In the previous post we looked into the architecture of Big Data framework. In this post, we will look into Lambda architecture. Lambda architecture is an architectural framework proposed by Nathan Marz to deal with the need of long term analytics of big data and at the same time processing the data for real time needs. More details can be seen at http://lambda-architecture.net/. The basic building blocks of Lambda architecture are:
- Data Stream - Data stream layer is the pipeline from which the data is flowing. The data is send to both batch layer and serving layer. If we think in the traditional way, consider it to be a message bus on which message is flowing. The message is being listened by both batch layer and speed layer.
- Batch Layer - It's the storage layer where the messages are kept for long term analytics. If we look back into the introductory post then this is the HDFS storage system.
- Serving Layer - Serving layer processes the data stored in batch layer and creates analytics view. The processed data is stored in a data warehouse tool so that down stream applications can use that data to derive business value.
- Speed Layer - One of the subscriber of data stream layer is speed layer. This layer processes the data generates actionable output. This is quite possible that the speed layer may remember it's history also to an extent to make the output more meaningful. For example to find the trends in twitter, the speed layer has to keep the history till certain time period in past.

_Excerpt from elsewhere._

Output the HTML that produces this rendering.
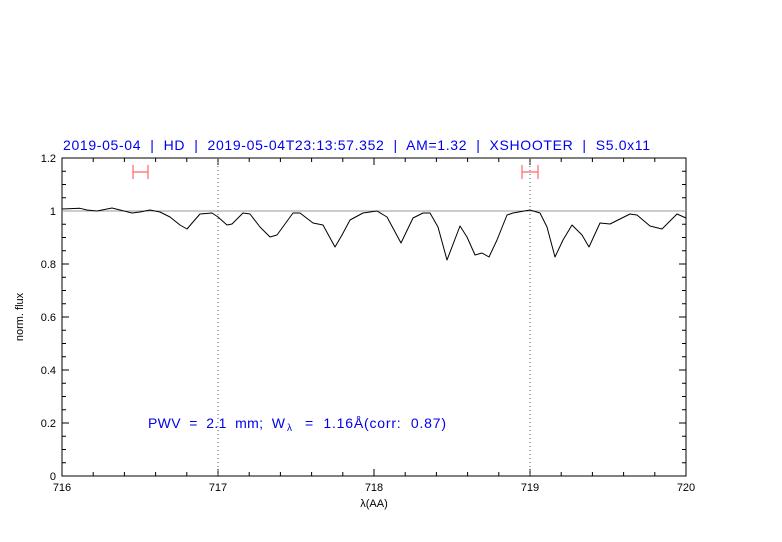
<!DOCTYPE html>
<html><head><style>body{margin:0;background:#fff}svg{display:block}text{font-family:"Liberation Sans",sans-serif}</style></head><body>
<svg width="782" height="542" viewBox="0 0 782 542" xmlns="http://www.w3.org/2000/svg">
<rect width="782" height="542" fill="#fff"/>
<text x="63" y="150" fill="#0000ee" font-size="14" textLength="587" lengthAdjust="spacing" xml:space="preserve">2019-05-04  |  HD  |  2019-05-04T23:13:57.352  |  AM=1.32  |  XSHOOTER  |  S5.0x11</text>
<g stroke="#000" stroke-width="1" fill="none">
<rect x="62" y="158" width="624" height="318"/>
<path d="M93.2,476v-4M124.4,476v-4M155.6,476v-4M186.8,476v-4M249.2,476v-4M280.4,476v-4M311.6,476v-4M342.8,476v-4M405.2,476v-4M436.4,476v-4M467.6,476v-4M498.8,476v-4M561.2,476v-4M592.4,476v-4M623.6,476v-4M654.8,476v-4M218,476v-7M374,476v-7M530,476v-7
M93.2,158v4M124.4,158v4M155.6,158v4M186.8,158v4M249.2,158v4M280.4,158v4M311.6,158v4M342.8,158v4M405.2,158v4M436.4,158v4M467.6,158v4M498.8,158v4M561.2,158v4M592.4,158v4M623.6,158v4M654.8,158v4M218,158v7M374,158v7M530,158v7"/>
<path d="M62,462.75h4M62,449.5h4M62,436.25h4M62,409.75h4M62,396.5h4M62,383.25h4M62,356.75h4M62,343.5h4M62,330.25h4M62,303.75h4M62,290.5h4M62,277.25h4M62,250.75h4M62,237.5h4M62,224.25h4M62,197.75h4M62,184.5h4M62,171.25h4M62,423h7M62,370h7M62,317h7M62,264h7M62,211h7
M686,462.75h-4M686,449.5h-4M686,436.25h-4M686,409.75h-4M686,396.5h-4M686,383.25h-4M686,356.75h-4M686,343.5h-4M686,330.25h-4M686,303.75h-4M686,290.5h-4M686,277.25h-4M686,250.75h-4M686,237.5h-4M686,224.25h-4M686,197.75h-4M686,184.5h-4M686,171.25h-4M686,423h-7M686,370h-7M686,317h-7M686,264h-7M686,211h-7"/>
</g>
<path d="M218,158V476M530,158V476" stroke="#555" stroke-width="1" stroke-dasharray="1,3"/>
<line x1="62" y1="211" x2="686" y2="211" stroke="#999" stroke-width="1"/>
<g stroke="#f66" stroke-width="1.2" fill="none"><path d="M133,172h15M133,165v14M148,165v14M522,172h16M522,165v14M538,165v14"/></g>
<polyline fill="none" stroke="#000" stroke-width="1" stroke-linejoin="round" points="62,209 80,208.3 87,210 97,211 112,208 120,210 132,213 140,212 150,210 160,212 170,217 180,225 187,229 193,222 200,214 212,213 218,217 227,225 232,224 243,213 250,214 260,227 270,237 277,235 293,213 300,213 313,223 323,225 335,247 342,235 350,220 363,213 377,211 387,217 401,243 413,218 423,213 430,213 438,227 447,260 460,226 467,237 475,255 482,253 489,257 497,240 507,215 513,213 530,210 540,213 547,227 555,257 563,240 572,225 582,235 589,247 600,223 610,224 630,214 637,215 650,226 662,229 677,214 686,218"/>
<g font-size="11" text-anchor="end"><text x="56" y="480">0</text><text x="56" y="427">0.2</text><text x="56" y="374">0.4</text><text x="56" y="321">0.6</text><text x="56" y="268">0.8</text><text x="56" y="215">1</text><text x="56" y="162">1.2</text></g>
<g font-size="11" text-anchor="middle"><text x="62" y="491">716</text><text x="218" y="491">717</text><text x="374" y="491">718</text><text x="530" y="491">719</text><text x="686" y="491">720</text>
<text x="374" y="507">λ(AA)</text></g>
<text transform="translate(23,317) rotate(-90)" font-size="11" text-anchor="middle">norm. flux</text>
<g fill="#0000ee" font-size="14">
<text x="148" y="428" textLength="137" lengthAdjust="spacing" xml:space="preserve">PWV  =  2.1  mm;  W</text>
<text x="287" y="431" font-size="10">λ</text>
<text x="305" y="428" textLength="141" lengthAdjust="spacing" xml:space="preserve">=  1.16Å(corr:  0.87)</text>
</g>
</svg>
</body></html>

- Querying Layer - Querying layer is responsible for merging the output from speed layer and information from serving layer. This builds a much more meaningful and actionable output.
In the case of our blood pressure example, the serving layer can tell us that the overshooting of BP is fifth event in less than a week and would require some serious attention. We can find multiple analogies of lambda architecture in our day to day life. Our experiences in life are like the serving layer. However how we react to everyday moment is defined by our speed layer.